One of the more dangerous things LLMs have enabled is people feeling like they are suddenly experts on topics they would have never touched otherwise.
Why does this read like written by AI?
>There is something deeply disturbing in it that makes me feel I'm not talking to a self sufficient entity.
It makes you feel that way because it is that way. They're not self-sufficient.
I don’t think all ai generated responses are bad though. They need to be brief. People need to iterate on the content and understand their response.
Oneshotting a response just because ChatGPT said so is super annoying.
I will a lot of times write and email and give it to an LLM to soften it or round it out since I have a bad habit of being overly direct.
One of the reasons my co-founder (CEO) and I (CTO) are now going different ways. AI slop bombs are one of the most disrespectful things you can do to another human. Well, just my opinion.
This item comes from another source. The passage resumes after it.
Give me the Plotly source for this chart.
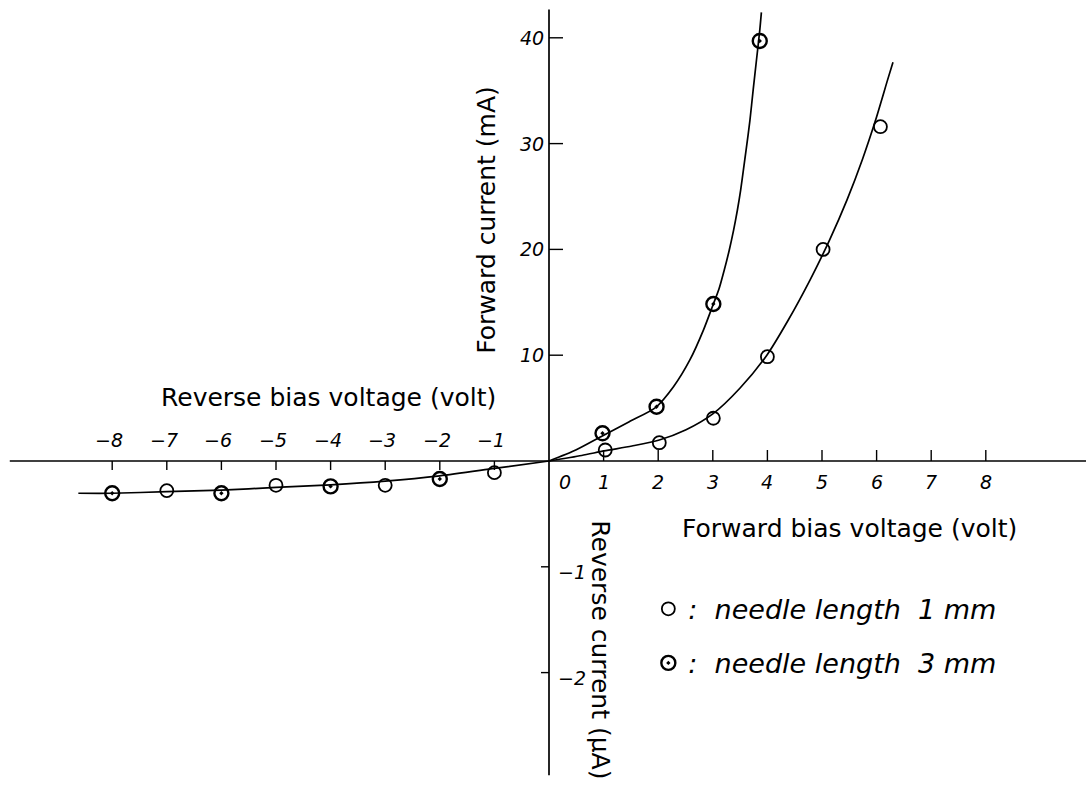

Not trying to defend ai but I observed another mode: what used to be bored dev chats where people avoided topics or started feuds, now it's "well Claude suggests...". It's not great but it's a short form of improvement somehow. (Sure I'd prefer passionate convos steering toward innovation, but that's been a rare sight in my career)
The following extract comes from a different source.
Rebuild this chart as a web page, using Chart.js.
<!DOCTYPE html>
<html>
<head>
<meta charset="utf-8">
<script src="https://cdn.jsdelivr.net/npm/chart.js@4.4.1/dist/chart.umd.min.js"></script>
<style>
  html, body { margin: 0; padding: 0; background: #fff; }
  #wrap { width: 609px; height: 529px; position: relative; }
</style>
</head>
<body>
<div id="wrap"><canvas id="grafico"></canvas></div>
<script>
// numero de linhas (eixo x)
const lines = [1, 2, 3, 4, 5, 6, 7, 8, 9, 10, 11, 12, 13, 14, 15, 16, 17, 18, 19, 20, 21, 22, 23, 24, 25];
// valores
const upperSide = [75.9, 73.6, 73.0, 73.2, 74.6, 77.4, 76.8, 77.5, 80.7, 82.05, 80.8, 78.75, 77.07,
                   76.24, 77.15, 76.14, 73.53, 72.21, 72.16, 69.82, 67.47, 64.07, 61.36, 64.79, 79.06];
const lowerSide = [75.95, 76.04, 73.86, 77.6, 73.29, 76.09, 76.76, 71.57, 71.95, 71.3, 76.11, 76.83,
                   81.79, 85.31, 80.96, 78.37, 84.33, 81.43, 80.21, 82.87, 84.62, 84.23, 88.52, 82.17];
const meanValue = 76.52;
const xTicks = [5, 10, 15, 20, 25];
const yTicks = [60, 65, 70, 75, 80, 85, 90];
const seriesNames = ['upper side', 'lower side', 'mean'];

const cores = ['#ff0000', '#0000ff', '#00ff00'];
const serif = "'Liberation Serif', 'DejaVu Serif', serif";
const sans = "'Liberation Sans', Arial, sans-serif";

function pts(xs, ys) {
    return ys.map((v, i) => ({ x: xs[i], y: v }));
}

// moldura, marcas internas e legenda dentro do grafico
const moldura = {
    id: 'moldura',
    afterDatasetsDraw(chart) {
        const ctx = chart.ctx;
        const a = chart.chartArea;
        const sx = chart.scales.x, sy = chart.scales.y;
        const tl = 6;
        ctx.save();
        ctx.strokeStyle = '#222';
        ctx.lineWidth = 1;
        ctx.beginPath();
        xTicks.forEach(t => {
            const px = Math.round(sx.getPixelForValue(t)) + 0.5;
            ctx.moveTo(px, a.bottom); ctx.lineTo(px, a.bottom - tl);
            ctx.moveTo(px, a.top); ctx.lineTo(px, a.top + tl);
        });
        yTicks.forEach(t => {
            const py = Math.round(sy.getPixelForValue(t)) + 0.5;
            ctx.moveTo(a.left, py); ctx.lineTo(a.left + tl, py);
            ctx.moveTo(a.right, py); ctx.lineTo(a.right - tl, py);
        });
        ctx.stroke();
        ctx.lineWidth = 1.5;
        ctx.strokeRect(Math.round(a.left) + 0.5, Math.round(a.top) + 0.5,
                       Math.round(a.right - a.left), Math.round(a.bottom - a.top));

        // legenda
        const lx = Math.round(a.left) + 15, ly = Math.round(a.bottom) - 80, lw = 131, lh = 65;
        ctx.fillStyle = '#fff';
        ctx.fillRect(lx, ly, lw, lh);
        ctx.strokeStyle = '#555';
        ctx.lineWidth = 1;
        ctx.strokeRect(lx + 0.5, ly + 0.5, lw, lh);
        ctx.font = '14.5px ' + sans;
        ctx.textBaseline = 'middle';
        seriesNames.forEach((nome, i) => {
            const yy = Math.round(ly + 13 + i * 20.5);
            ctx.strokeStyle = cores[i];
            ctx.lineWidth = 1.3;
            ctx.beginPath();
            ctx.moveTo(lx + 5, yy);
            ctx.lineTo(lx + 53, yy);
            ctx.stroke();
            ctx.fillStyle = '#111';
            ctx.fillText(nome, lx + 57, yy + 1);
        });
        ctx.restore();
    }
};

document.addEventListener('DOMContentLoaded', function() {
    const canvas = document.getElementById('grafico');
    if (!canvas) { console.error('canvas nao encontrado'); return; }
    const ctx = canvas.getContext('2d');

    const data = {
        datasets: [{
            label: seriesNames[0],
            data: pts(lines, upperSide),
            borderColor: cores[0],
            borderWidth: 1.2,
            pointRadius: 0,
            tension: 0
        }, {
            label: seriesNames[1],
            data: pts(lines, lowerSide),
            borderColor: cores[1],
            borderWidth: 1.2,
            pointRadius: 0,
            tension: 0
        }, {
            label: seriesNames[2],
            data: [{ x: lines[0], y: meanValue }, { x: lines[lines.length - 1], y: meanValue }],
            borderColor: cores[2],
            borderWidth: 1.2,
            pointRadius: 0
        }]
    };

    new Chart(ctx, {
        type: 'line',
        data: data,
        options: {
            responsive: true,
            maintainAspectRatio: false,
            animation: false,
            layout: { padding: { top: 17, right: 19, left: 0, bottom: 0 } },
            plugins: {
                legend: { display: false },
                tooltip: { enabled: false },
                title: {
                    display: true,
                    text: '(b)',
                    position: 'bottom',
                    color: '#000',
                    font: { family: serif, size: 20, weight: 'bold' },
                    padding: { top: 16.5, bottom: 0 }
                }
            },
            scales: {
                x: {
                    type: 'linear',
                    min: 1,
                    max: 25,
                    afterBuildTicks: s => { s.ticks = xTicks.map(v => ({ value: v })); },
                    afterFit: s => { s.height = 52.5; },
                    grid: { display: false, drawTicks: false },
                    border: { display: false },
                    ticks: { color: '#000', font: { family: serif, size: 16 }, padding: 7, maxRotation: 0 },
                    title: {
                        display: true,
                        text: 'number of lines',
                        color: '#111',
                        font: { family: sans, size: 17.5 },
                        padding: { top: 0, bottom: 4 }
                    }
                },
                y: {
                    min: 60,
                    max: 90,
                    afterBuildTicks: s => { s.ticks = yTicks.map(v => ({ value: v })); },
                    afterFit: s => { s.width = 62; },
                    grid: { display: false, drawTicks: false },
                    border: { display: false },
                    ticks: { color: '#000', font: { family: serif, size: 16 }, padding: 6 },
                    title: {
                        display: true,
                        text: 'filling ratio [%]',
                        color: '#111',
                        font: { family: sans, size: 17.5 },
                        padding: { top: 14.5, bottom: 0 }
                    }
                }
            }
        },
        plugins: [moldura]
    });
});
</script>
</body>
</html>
Exactly, people want to talk to AI when they choose to, as a tool, but not reaching out to other human beings. There is no easy way of solving this sadly
If this is already happening among adults, what's left for the current or next generation? Kids that can no longer think by themselves? I believe this is really scary.
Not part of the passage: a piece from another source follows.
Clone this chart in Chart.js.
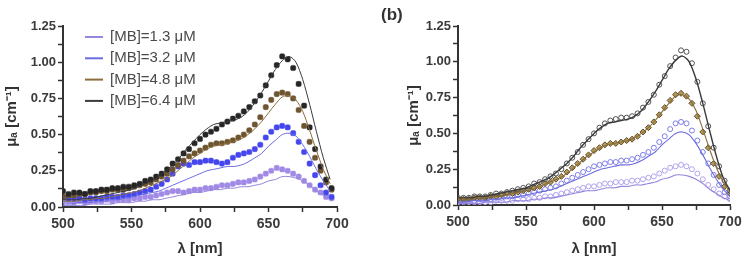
<!DOCTYPE html>
<html>
<head>
<meta charset="utf-8">
<script src="https://cdn.jsdelivr.net/npm/chart.js@4.4.1/dist/chart.umd.min.js"></script>
<style>
  html, body { margin: 0; padding: 0; background: #fff; }
  .panel { position: absolute; top: 0; width: 374px; height: 266px; }
</style>
</head>
<body>
<div class="panel" style="left:0"><canvas id="chartA" width="374" height="266"></canvas></div>
<div class="panel" style="left:374px"><canvas id="chartB" width="374" height="266"></canvas></div>
<script>
const seriesLabels = ['[MB]=1.3 μM', '[MB]=3.2 μM', '[MB]=4.8 μM', '[MB]=6.4 μM'];

// fitted curves (nm, every 5)
const fitX = [500,505,510,515,520,525,530,535,540,545,550,555,560,565,570,575,580,585,590,595,600,605,610,615,620,625,630,635,640,645,650,655,660,665,670,675,680,685,690,695,700];
const fit13 = [0.01,0.01,0.01,0.01,0.02,0.02,0.02,0.02,0.03,0.03,0.03,0.04,0.04,0.05,0.05,0.06,0.07,0.08,0.09,0.10,0.10,0.11,0.12,0.12,0.13,0.13,0.14,0.14,0.15,0.16,0.18,0.19,0.21,0.21,0.20,0.18,0.15,0.11,0.08,0.05,0.03];
const fit32 = [0.02,0.02,0.03,0.03,0.03,0.04,0.04,0.05,0.05,0.06,0.07,0.08,0.09,0.10,0.11,0.13,0.15,0.17,0.19,0.21,0.23,0.25,0.26,0.27,0.28,0.28,0.29,0.31,0.34,0.37,0.42,0.46,0.50,0.51,0.49,0.43,0.35,0.26,0.18,0.11,0.06];
const fit48 = [0.04,0.04,0.04,0.05,0.05,0.06,0.06,0.07,0.08,0.09,0.10,0.11,0.13,0.15,0.17,0.19,0.22,0.26,0.30,0.34,0.37,0.40,0.42,0.43,0.44,0.45,0.47,0.50,0.54,0.59,0.65,0.71,0.76,0.77,0.74,0.66,0.53,0.39,0.26,0.16,0.09];
const fit64 = [0.05,0.05,0.05,0.06,0.06,0.07,0.08,0.09,0.10,0.11,0.12,0.14,0.16,0.18,0.21,0.25,0.29,0.34,0.40,0.45,0.50,0.54,0.57,0.58,0.59,0.60,0.62,0.66,0.72,0.79,0.87,0.95,1.01,1.04,1.00,0.88,0.71,0.52,0.34,0.19,0.10];

// panel (a): measured spectra (nm, every 4)
const measX = [500,504,508,512,516,520,524,528,532,536,540,544,548,552,556,560,564,568,572,576,580,584,588,592,596,600,604,608,612,616,620,624,628,632,636,640,644,648,652,656,660,664,668,672,676,680,684,688,692,696];
const meas13 = [0.04,0.04,0.03,0.04,0.03,0.04,0.04,0.04,0.05,0.04,0.05,0.05,0.05,0.06,0.06,0.07,0.07,0.08,0.09,0.10,0.11,0.11,0.10,0.11,0.12,0.12,0.13,0.13,0.14,0.15,0.15,0.16,0.17,0.17,0.18,0.19,0.21,0.23,0.25,0.27,0.26,0.25,0.23,0.21,0.18,0.15,0.12,0.10,0.07,0.06];
const meas32 = [0.07,0.06,0.06,0.06,0.05,0.06,0.06,0.06,0.07,0.07,0.07,0.08,0.08,0.09,0.10,0.11,0.12,0.14,0.16,0.19,0.23,0.28,0.30,0.29,0.31,0.31,0.32,0.32,0.31,0.30,0.31,0.34,0.36,0.37,0.38,0.40,0.43,0.48,0.52,0.55,0.56,0.55,0.51,0.45,0.38,0.30,0.22,0.15,0.10,0.07];
const meas48 = [0.07,0.08,0.08,0.09,0.09,0.10,0.10,0.11,0.11,0.12,0.12,0.12,0.13,0.14,0.15,0.16,0.17,0.19,0.21,0.23,0.26,0.29,0.32,0.35,0.37,0.39,0.41,0.43,0.44,0.44,0.45,0.46,0.48,0.50,0.53,0.57,0.62,0.69,0.74,0.78,0.79,0.78,0.75,0.67,0.56,0.45,0.34,0.25,0.17,0.12];
const meas64 = [0.11,0.09,0.10,0.10,0.09,0.11,0.11,0.12,0.12,0.13,0.13,0.14,0.14,0.15,0.16,0.18,0.19,0.21,0.23,0.26,0.30,0.33,0.37,0.40,0.44,0.47,0.50,0.52,0.54,0.57,0.59,0.61,0.63,0.66,0.69,0.73,0.77,0.84,0.91,0.98,1.04,1.02,0.96,0.85,0.70,0.55,0.40,0.28,0.19,0.13];

// panel (b): simulated points (nm, every 4)
const simX = [500,504,508,512,516,520,524,528,532,536,540,544,548,552,556,560,564,568,572,576,580,584,588,592,596,600,604,608,612,616,620,624,628,632,636,640,644,648,652,656,660,664,668,672,676,680,684,688,692,696,700];
const sim13 = [0.02,0.02,0.02,0.02,0.02,0.02,0.02,0.03,0.03,0.03,0.03,0.04,0.04,0.04,0.05,0.05,0.06,0.06,0.07,0.08,0.09,0.10,0.11,0.12,0.13,0.13,0.14,0.15,0.15,0.16,0.16,0.16,0.17,0.17,0.18,0.19,0.20,0.22,0.24,0.26,0.27,0.28,0.27,0.25,0.22,0.18,0.14,0.11,0.08,0.06,0.04];
const sim32 = [0.03,0.03,0.03,0.03,0.04,0.04,0.04,0.05,0.05,0.06,0.06,0.07,0.07,0.08,0.09,0.10,0.11,0.12,0.13,0.15,0.17,0.19,0.21,0.23,0.25,0.27,0.28,0.29,0.30,0.30,0.31,0.31,0.32,0.33,0.35,0.37,0.40,0.44,0.48,0.53,0.57,0.58,0.57,0.52,0.45,0.37,0.29,0.21,0.14,0.09,0.06];
const sim48 = [0.04,0.04,0.04,0.05,0.05,0.05,0.06,0.06,0.07,0.08,0.08,0.09,0.10,0.11,0.12,0.13,0.15,0.16,0.18,0.20,0.23,0.26,0.29,0.32,0.35,0.38,0.40,0.42,0.43,0.43,0.44,0.45,0.46,0.48,0.51,0.54,0.58,0.63,0.68,0.73,0.77,0.78,0.76,0.71,0.62,0.51,0.40,0.29,0.20,0.13,0.08];
const sim64 = [0.05,0.05,0.05,0.06,0.06,0.06,0.07,0.08,0.08,0.09,0.10,0.11,0.12,0.13,0.15,0.16,0.18,0.20,0.22,0.25,0.29,0.33,0.37,0.42,0.46,0.50,0.54,0.57,0.59,0.60,0.61,0.61,0.62,0.64,0.68,0.72,0.77,0.84,0.90,0.97,1.03,1.08,1.07,0.99,0.86,0.71,0.55,0.40,0.27,0.17,0.10];

const lineColors = ['#9685dc', '#6c6ce0', '#8a6d3b', '#3a3a3a'];
const measColors = ['#a08ae6', '#4646ee', '#6e5530', '#262626'];
const simBorders = ['#b0a2ee', '#7c7ce8', '#5e4a2a', '#505050'];
const simFills = ['rgba(255,255,255,0)', 'rgba(255,255,255,0)', '#b39a55', 'rgba(255,255,255,0)'];

Chart.defaults.font.family = '"Liberation Sans", Arial, sans-serif';
Chart.defaults.color = '#3a3a3a';

function toPts(xs, ys) {
  return xs.map((x, i) => ({ x: x, y: ys[i] }));
}

function lineSet(label, pts, color, width) {
  return {
    label: label,
    data: pts,
    showLine: true,
    borderColor: color,
    borderWidth: width,
    pointRadius: 0,
    tension: 0.3,
    order: 0,
  };
}

function scales(yWidth, xHeight) {
  return {
    x: {
      type: 'linear',
      min: 500,
      max: 700,
      afterFit: (s) => { s.height = xHeight; },
      border: { display: true, color: '#333', width: 2 },
      grid: { drawOnChartArea: false, drawTicks: true, tickLength: 5, tickColor: '#333', tickWidth: 1.5 },
      ticks: {
        stepSize: 25,
        padding: 4,
        autoSkip: false,
        maxRotation: 0,
        font: { size: 14, weight: 'bold' },
        color: '#3a3a3a',
        callback: (v) => (v % 50 === 0 ? v : ''),
      },
      title: {
        display: true,
        text: 'λ [nm]',
        font: { size: 15, weight: 'bold' },
        color: '#333',
        padding: { top: 0, bottom: 8 },
      },
    },
    y: {
      min: 0,
      max: 1.25,
      afterFit: (s) => { s.width = yWidth; },
      border: { display: true, color: '#333', width: 2 },
      grid: { drawOnChartArea: false, drawTicks: true, tickLength: 5, tickColor: '#333', tickWidth: 1.5 },
      ticks: {
        stepSize: 0.125,
        padding: 2,
        autoSkip: false,
        font: { size: 13, weight: 'bold' },
        color: '#3a3a3a',
        callback: (v) => (Math.abs(v * 4 - Math.round(v * 4)) < 1e-6 ? v.toFixed(2) : ''),
      },
      title: {
        display: true,
        text: 'μₐ [cm⁻¹]',
        font: { size: 15, weight: 'bold' },
        color: '#333',
        padding: { top: 3, bottom: 0 },
      },
    },
  };
}

const insideLegend = {
  id: 'insideLegend',
  afterDraw(chart) {
    const ctx = chart.ctx;
    ctx.save();
    ctx.font = '15px "Liberation Sans", Arial, sans-serif';
    ctx.textBaseline = 'middle';
    ctx.textAlign = 'left';
    seriesLabels.forEach((label, i) => {
      const y = 37 + i * 21.3;
      ctx.beginPath();
      ctx.strokeStyle = lineColors[i];
      ctx.lineWidth = 2;
      ctx.moveTo(85, y);
      ctx.lineTo(103, y);
      ctx.stroke();
      ctx.fillStyle = '#4a4a4a';
      ctx.fillText(label, 110, y);
    });
    ctx.restore();
  },
};

const panelTag = {
  id: 'panelTag',
  afterDraw(chart) {
    const ctx = chart.ctx;
    ctx.save();
    ctx.font = 'bold 17px "Liberation Sans", Arial, sans-serif';
    ctx.fillStyle = '#333';
    ctx.textBaseline = 'middle';
    ctx.fillText('(b)', 7, 15);
    ctx.restore();
  },
};

// panel (a)
const fitsA = [fit13, fit32, fit48, fit64];
const measA = [meas13, meas32, meas48, meas64];
const dataA = { datasets: [] };
measA.forEach((ys, i) => {
  dataA.datasets.push({
    label: seriesLabels[i] + ' data',
    data: toPts(measX, ys),
    pointStyle: 'rectRounded',
    pointRadius: 3,
    pointBackgroundColor: measColors[i],
    pointBorderColor: measColors[i],
    pointBorderWidth: 0.5,
    showLine: false,
    order: 1 + (3 - i),
  });
});
fitsA.forEach((ys, i) => {
  dataA.datasets.push(lineSet(seriesLabels[i], toPts(fitX, ys).filter((p) => p.x <= 696), lineColors[i], 1));
});

new Chart(document.getElementById('chartA'), {
  type: 'scatter',
  data: dataA,
  options: {
    responsive: false,
    animation: false,
    layout: { padding: { left: 0, right: 37, top: 26, bottom: 0 } },
    plugins: { legend: { display: false }, tooltip: { enabled: false } },
    scales: scales(63, 59),
  },
  plugins: [insideLegend],
});

// panel (b)
const simB = [sim13, sim32, sim48, sim64];
const dataB = { datasets: [] };
simB.forEach((ys, i) => {
  dataB.datasets.push({
    label: seriesLabels[i] + ' sim',
    data: toPts(simX, ys),
    pointStyle: i === 2 ? 'rectRot' : 'circle',
    pointRadius: i === 2 ? 3 : 2.5,
    pointBackgroundColor: simFills[i],
    pointBorderColor: simBorders[i],
    pointBorderWidth: 1,
    showLine: false,
    order: 1 + (3 - i),
  });
});
fitsA.forEach((ys, i) => {
  dataB.datasets.push(lineSet(seriesLabels[i], toPts(fitX, ys), lineColors[i], i === 3 ? 1.4 : 1.1));
});

new Chart(document.getElementById('chartB'), {
  type: 'scatter',
  data: dataB,
  options: {
    responsive: false,
    animation: false,
    layout: { padding: { left: 28, right: 18, top: 26, bottom: 0 } },
    plugins: { legend: { display: false }, tooltip: { enabled: false } },
    scales: scales(56, 61),
  },
  plugins: [panelTag],
});
</script>
</body>
</html>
This says more about you than the other person. Some people like giving good answers and are less concerned about being the source themselves.
I'll sometimes do the exact thing you are talking about. The reason is that I basically know the answer, but also know there is a nicer explanation to the question. I'll type in the question, often iterate a few times, get an answer that I basically knew but couldn't explain as clearly, and respond with it.
Humans haven't been "self sufficient" in 100,000 years. We've been building/using tools and specializing since the start. If you went back just a few hundred years some people (the version of you basically) would be profoundly sad you couldn't build your own house.
It depends on the situation. If you were just talking then sure. Pretty rude to just check out of the conversation and replace the human you were talking to with an LLM.
That's sad, but you know what's infuriating? It's humans who come at you sarcastic and dismissive and without spending any effort actually engaging with what you've said in good faith. Imagine writing a well reasoned out post or comment, only to get a sarcastic dismissive literal oneliner reply instead. I've decided that those people will absolutely get the LLM from now on.
Matching the amount of effort that others around me are putting in is pretty important to me now. Don't want to end up trying too hard for people who don't give a shit.
Is that a feeling you battled a lot growing up or something? It's very specific, and not actually very connected or sensible.
It feels insulting when discussing something serious, they respond back with a highly inaccurate ChatGPT response.
These people don't know the answer, but they are trying (generally) to be helpful. The former reality of the article's author would be posting and getting no replies and/or links to the wrong answer you already read.
Where are these people?
I have never met any of these human copy/paste bots. Guess I am lucky.
What I hate about this whole thing, is that there are many reasons someone might reach out to a coworker with questions. Not all require the knowledge in fancy markdown with emojis.
Maybe they want to show respect to a person by asking their opinion before proceeding with a change
Maybe they want to share context and make that person aware of what they're thinking without being so obvious
Maybe they need _that person_ to provide some assurances directly because they are not confident in thier plan (see 1)
Maybe they are just in a rut and need to start a conversation with a person
Every use of AI for these robs the employee culture of a genuine trust building moment.